The schiltrons were subjected to persistent attack from the English archers and the deadly rain of arrows wrought carnage amongst their ranks.
‘The English arrows constituted a veritable deadly rain!
Causing the Scots pike men havoc, and intense physical pain!’
The English and Welsh bowmen
With the Scots pike men in disarray from the avalanche of arrows, the English mounted knights, under the command of the Bishop of Durham Anthony Bek, moved in and soon crushed any futher resistance.
The English cavalry charge the Scottish schiltrons.
The battle of Falkirk was a huge Scottish defeatbt Wallace himself managed to escape into the surrounding woodland.
From Guardian of Scotland to fugitive amongst the flowers of Scotland.
King Edward’s resounding victory at Falkirk left Wallace’s reputation as a military leader in tatters and he resigned his so very recently assumed title of Guardian of Scotland. Robert Bruce now succeeded him in that role. Little is known about Wallace’s activities after Falkirk but there is some evidence that he travelled to France to seek aid from the French king. However it came to nothing and Wallace’s role as a Scottish nationalist leader was over. In 1304 the Scottish nobility swore fealty to Edward and Wallace was now a fugitive in the land of which he had once been guardian.

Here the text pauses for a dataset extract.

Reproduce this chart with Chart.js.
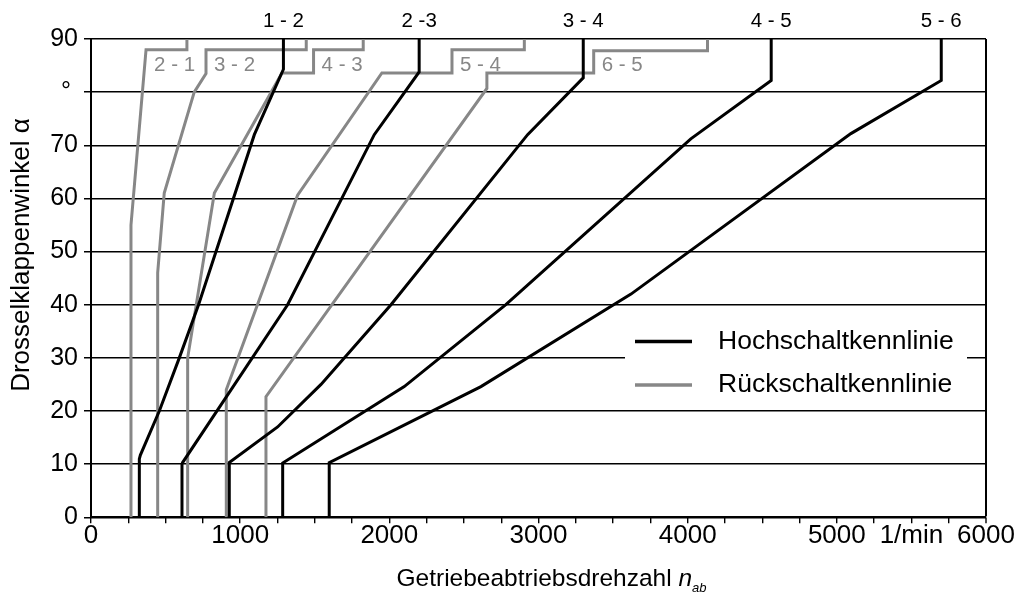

King Edward, resolute and thorough as ever pursued Wallace relentlessly, determined to bring him to what he considered to be justice.
William Wallace on the run.
‘Like a common felon, brave Wallace was hunted and put to the chase!
King Edward was resolved to place him in an English court where he would, in vain, plead his nationalist case!’
Wallace was captured in August of 1305 by a Scottish knight, John de Menteith who had defected to the English. One of Wallace’s servants had informed de Menteith of Wallace’s location and the former Scots leader was apprehended as he slept in bed.
When he heard the news, King Edward smiled grimly. He felt that Wallace had caused him enormous trouble and for that he must be put through the most humiliating and agonising ordeal that could possibly imagined.